In my experience, I have found that there are three different types of people:

  • Zero Inbox People. People who clean out their inbox as often as a germaphobe? washes his or her hands.
  • Zero Notifications People. People not bothered with emails in their inbox, but who must read every email when it comes in.
  • The Insane. All others.

Of course, I am kidding, and I know that email habits vary widely, from zero inbox to those -- including a good friend -- who somehow function with an email notification app that reads "25,000."

Regardless of the type of person you are, the email habits you use to tame your inbox are an important consideration for productivity. Not convinced? Consider that according to McKinsey and Company we spend about 28 percent of our work week on email, and according to a study by the Radicati Group, we receive 124 work emails every day.

That is just email related to work.

So email is a real part of our work day, and I would argue if used effectively can make you much more efficient at your work. And while everyone is different, with differing levels of email needs, here are a few email tips you can try as you start the new year.


Last new year, I tried something I thought I would never try -- I purged all old emails that were residing in my inbox waiting to be read or acted on. And guess what -- I survived all of last year without any major issues or injuries.

The truth is that those newsletters you have been saving for weeks are old and obsolete anyway. Those emails waiting on your reply from over a month ago? Well, if you haven't replied yet, they really did not need your reply.

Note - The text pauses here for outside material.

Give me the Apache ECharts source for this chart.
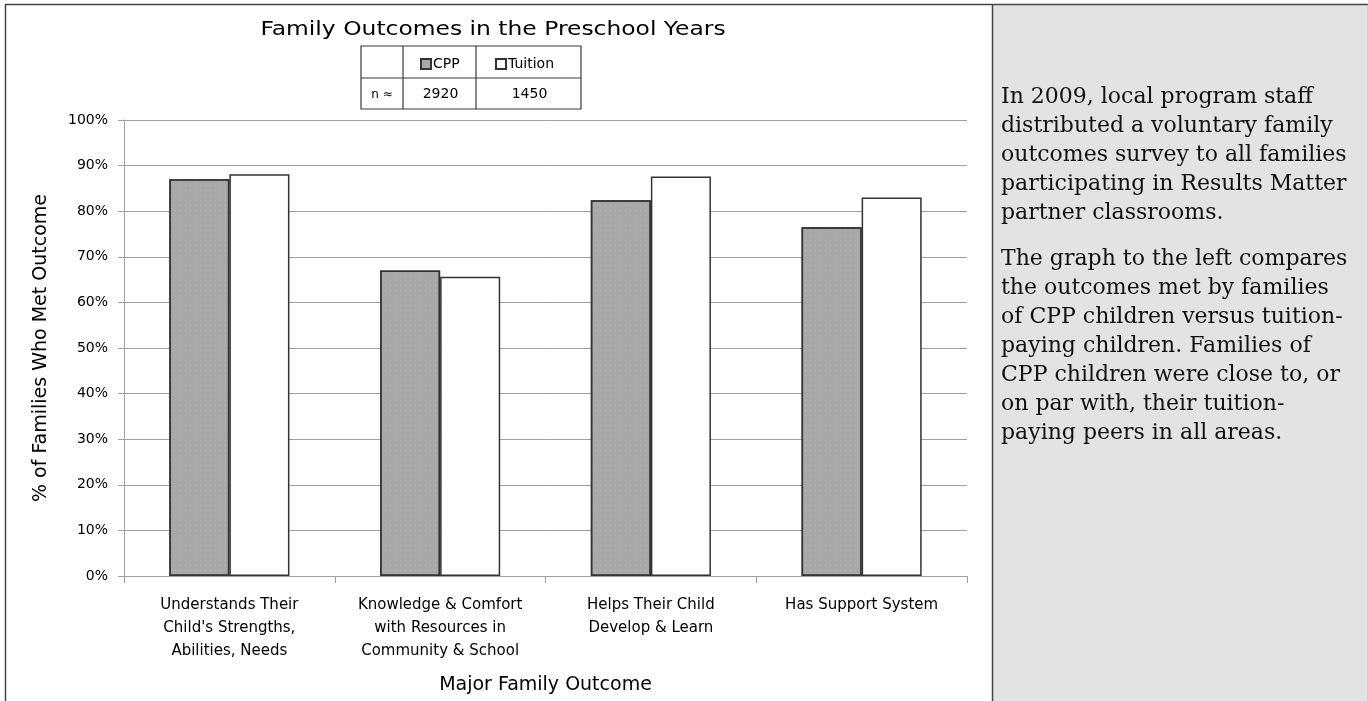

This is a frightening thought for most people, I get it, and if you are the type of person who has not even purged your deleted email in years, this is going to be especially tough. Do not fret it, however, as we have come to understand over the past few years of politics, emails never really go away.

And, if this idea absolutely causes you anxiety, then consider creating an "Archive" or "Old Email" folder, then moving everything here for safekeeping. Revisit the folder next new year and see if you really needed them -- my guess is not.

Filter, Filter, Filter

One feature I have used and found particularly useful this past year is email filters, which are available on every email service. I use Gmail, which is particularly effective at setting up email filters, and I have a host of different folders that capture emails from specific sources I like to read but are not necessarily urgent.

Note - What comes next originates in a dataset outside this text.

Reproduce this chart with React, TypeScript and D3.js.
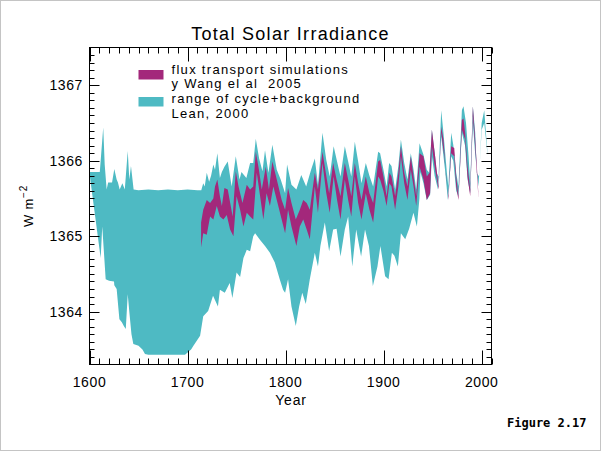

Here are two quick videos for the two most used email services.



And, if you are simply just too lazy to go through the hassle, consider a service like Sanebox, which works with any emails service. The service uses an algorithm, based on a few trained email, so filter incoming email. It also has a number of folders you can create that generate email reminders.

Of course, there are many email services available, and you should consider the benefits and costs of each before choosing.

Block Time

Lastly, once you have a clean inbox and filters set up, you can schedule time to review each of the folders as needed. Newsletters can be read after work or on the weekends, and emails from your boss (or other important people) can be read right away.

For the most part, even if it is your resolution for the new year to stop checking email as much, the reality for most -- including me -- is that it is a tool we use in order to be more productive, so limiting its use is not really an option.

With old emails stashed away and the distractions of unimportant emails removed, however, we can go into the new year with a fresh, new email start.